U.S. Pat. No. 3,851,973; Macek; Ring Laser Magnetic Bias Mirror Compensated For Non-Reciprocal Loss which discloses a multilayer dielectric mirror for use with the magneto-optic device of McClure, discussed above, wherein at least one layer of the multilayer dielectric mirror has a thickness adjusted to eliminate non-reciprocal loss (or differential reflection).
R. D. Henry et al, "Bubble Dynamics in Multilayer Garnet Films," J. Appl. Phys., August 1976, 47, 3702, discloses a multilayer garnet film structure in which three layers of yttrium iron garnet are successively deposited by liquid phase epitaxy.
R. D. Henry et al, "Ferrimagnetic Garnets as Laser Gyro Faraday Elements," "Proceedings of the Technical Program, ElectroOptics/Laser 77 Conference & Exposition," Anaheim, Calif. Oct. 25, 26, 27, 1977, Industrial and Scientific Conference Management, Inc., 222 West Adams St., Chicago, Ill. 60606, which discloses and describes various embodiments of the invention disclosed in this specification. This paper is hereby incorporated by reference into this specification in its entirety.

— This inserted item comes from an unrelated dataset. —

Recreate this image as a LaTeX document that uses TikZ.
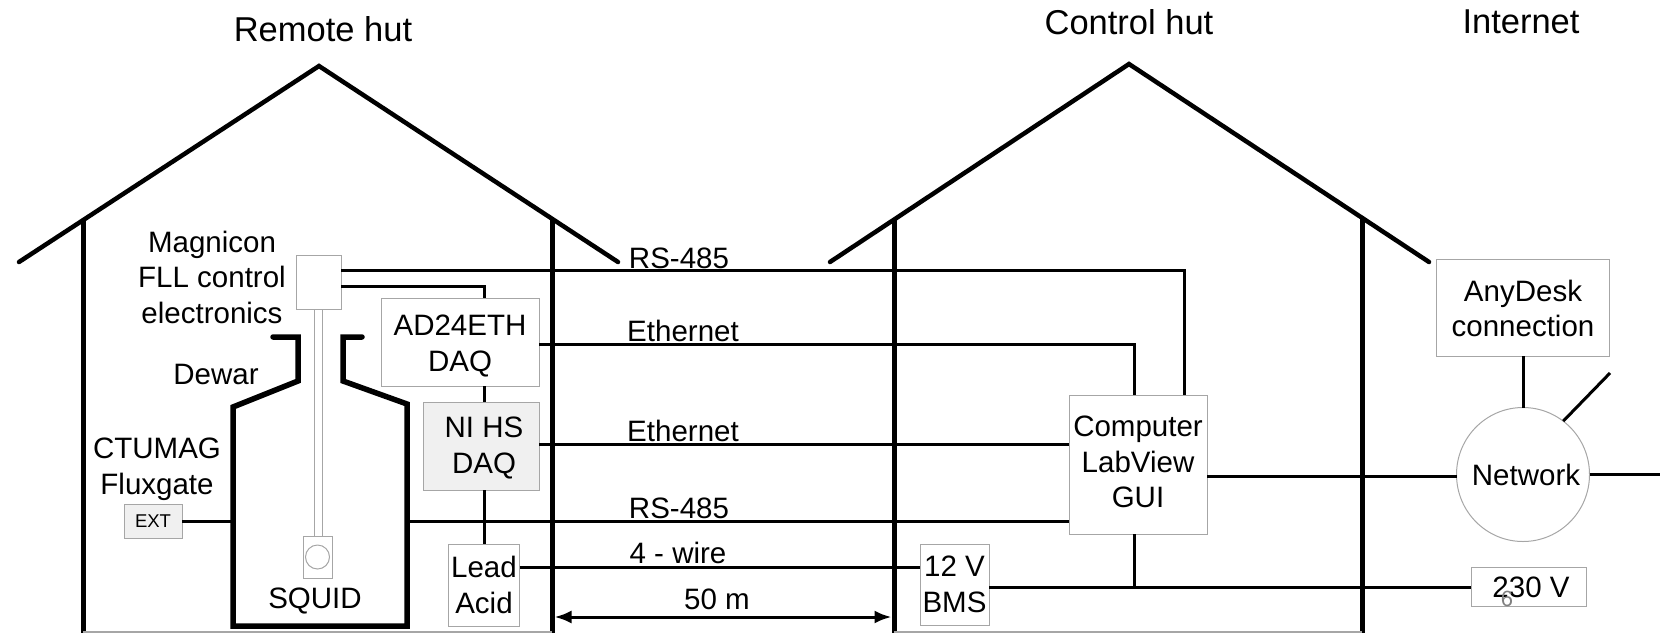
\documentclass[tikz,border=0pt]{standalone}
\usepackage{fontspec}
\setmainfont{Liberation Sans}
\usetikzlibrary{shapes.geometric,arrows.meta}

\begin{document}
\begin{tikzpicture}[
    x=1pt,y=-1pt,
    box/.style={draw=gray!70,line width=1pt,inner sep=0pt,outer sep=0pt,align=center,
                font=\fontsize{29.5}{35.5}\selectfont},
    txt/.style={inner sep=0pt,align=center,font=\fontsize{29.5}{35.5}\selectfont},
    title/.style={inner sep=0pt,font=\fontsize{34.5}{40}\selectfont},
    wire/.style={line width=3pt},
    wall/.style={line width=5pt},
    roof/.style={line width=4.5pt,line cap=round,line join=miter},
    rod/.style={draw=gray!70,line width=1pt},
    arrow/.style={{Latex[length=17pt,width=13pt]}-{Latex[length=17pt,width=13pt]},line width=3pt}]
    \useasboundingbox (0,0) rectangle (1660,633);
    % huts
    \draw[roof] (19,262) -- (319,66) -- (618,262);
    \draw[roof] (830,262) -- (1129,64) -- (1429,262);
    \draw[wall] (83,221) -- (83,633);
    \draw[wall] (552,219) -- (552,633);
    \draw[wall] (894,219) -- (894,633);
    \draw[wall] (1362,219) -- (1362,633);
    \draw[gray!70,line width=1.5pt] (83,632) -- (552,632);
    \draw[gray!70,line width=1.5pt] (894,632) -- (1362,632);
    \node[title] (remote) at (323,29) {Remote hut};
    \node[title] (control) at (1129,22) {Control hut};
    \node[title] (internet) at (1521,22) {Internet};
    % dewar
    \draw[line width=5.5pt,line cap=round,line join=miter] (273,337) -- (298,337) -- (298,381) -- (233,407)
        -- (233,626) -- (407,626) -- (407,404) -- (343,381) -- (343,337) -- (362,337);
    \coordinate (dewarL) at (233,521);
    \coordinate (dewarR) at (407,521);
    % boxes
    \node[box,minimum width=45pt,minimum height=54pt] (magnicon) at (318.5,282) {};
    \node[box,minimum width=29pt,minimum height=42pt] (squid) at (317.5,557) {};
    \node[draw=gray!70,circle,line width=1pt,inner sep=0pt,minimum size=24pt] (coil) at (317.5,557) {};
    \node[box,minimum width=158pt,minimum height=88pt,
          label={[txt,yshift=-4pt]center:AD24ETH\\DAQ}] (ad) at (460,342) {};
    \node[box,fill=gray!12,minimum width=116pt,minimum height=88pt,
          label={[txt,xshift=3pt,yshift=-2pt]center:NI HS\\DAQ}] (ni) at (481,446) {};
    \node[box,minimum width=71pt,minimum height=82pt] (lead) at (484,585) {Lead\\Acid};
    \node[box,fill=gray!12,minimum width=58pt,minimum height=34pt,font=\fontsize{18.5}{22}\selectfont] (ext) at (153,521) {EXT};
    \node[box,minimum width=69pt,minimum height=81pt] (bms) at (954.5,584.5) {12 V\\BMS};
    \node[box,minimum width=138pt,minimum height=139pt,
          label={[txt,yshift=2.5pt]center:Computer\\LabView\\GUI}] (computer) at (1138,464.5) {};
    \node[box,minimum width=173pt,minimum height=97pt,
          label={[txt,yshift=-1pt]center:AnyDesk\\connection}] (anydesk) at (1523,307.5) {};
    \node[draw=gray!70,ellipse,line width=1pt,inner sep=0pt,outer sep=0pt,minimum width=133pt,minimum height=134pt,
          label={[txt,xshift=3pt]center:Network}] (network) at (1523,474.5) {};
    \node[box,minimum width=115pt,minimum height=39pt,
          label={[txt,xshift=2.5pt]center:230 V}] (mains) at (1528.5,587) {};
    \node[inner sep=0pt,text=gray,font=\fontsize{22}{24}\selectfont] (stray) at (1507,599) {6};
    % labels
    \node[txt] (fll) at (212,277) {Magnicon\\FLL control\\electronics};
    \node[txt] (dewar) at (216,374) {Dewar};
    \node[txt] (ctumag) at (157,469.5) {CTUMAG\\Fluxgate};
    \node[txt] (squidlabel) at (315,601) {SQUID};
    \node[txt] (rsa) at (679,258) {RS-485};
    \node[txt] (etha) at (683,331) {Ethernet};
    \node[txt] (ethb) at (683,431) {Ethernet};
    \node[txt] (rsb) at (679,508) {RS-485};
    \node[txt] (four) at (678,553) {4 - wire};
    \node[txt] (dist) at (717,599) {50 m};
    % rod
    \draw[rod] ([xshift=-4.5pt]magnicon.south) -- ([xshift=-3.5pt]squid.north);
    \draw[rod] ([xshift=3.5pt]magnicon.south) -- ([xshift=4.5pt]squid.north);
    % wires
    \draw[wire] ([yshift=12pt]magnicon.east) -| ([xshift=46pt]computer.north);
    \draw[wire] ([yshift=-4pt]magnicon.east) -| ([xshift=24pt]ad.north);
    \draw[wire] ([yshift=-2pt]ad.east) -| ([xshift=-4pt]computer.north);
    \draw[wire] ([xshift=24pt]ad.south) -- ([xshift=3pt]ni.north);
    \draw[wire] ([xshift=3pt]ni.south) -- (lead.north);
    \draw[wire] ([yshift=2pt]ni.east) -- ([yshift=2pt]ni.east -| computer.west);
    \draw[wire] (ext.east) -- (dewarL);
    \draw[wire] (dewarR) -- (dewarR -| computer.west);
    \draw[wire] ([yshift=18pt]lead.east) -- ([yshift=18pt]lead.east -| bms.west);
    \draw[wire] ([yshift=-2.5pt]bms.east) -- (mains.west);
    \draw[wire] ([xshift=-4pt]computer.south) -- ([xshift=-4pt]computer.south |- mains.west);
    \draw[wire] ([yshift=-11.5pt]computer.east) -- ([yshift=-11.5pt]computer.east -| network.west);
    \draw[wire] (anydesk.south) -- (network.north);
    \coordinate (netout) at (1610,373);
    \coordinate (netend) at (1660,474.5);
    \draw[wire] (network.53) -- (netout);
    \draw[wire] (network.east) -- (netend);
    \coordinate (distL) at (554.5,617);
    \coordinate (distR) at (891.5,617);
    \draw[arrow] (distL) -- (distR);
\end{tikzpicture}
\end{document}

E. C. Whitcomb et al, "Fabrication of Thin Film Magnetic Garnet Structures for Intra-Cavity Laser Applications," a paper presented to the 23rd Conference on Magnetism and Magnetic Materials, Nov. 8-11, 1977, Minneapolis, Minn., and published in Journal of Applied Physics, 49 (3), p. 1803, March 1978, which discusses the variation of the index of refraction of yttrium iron garnet by varying the iron to gallium ratio therein. This paper is hereby incorporated by reference into this specification in its entirety.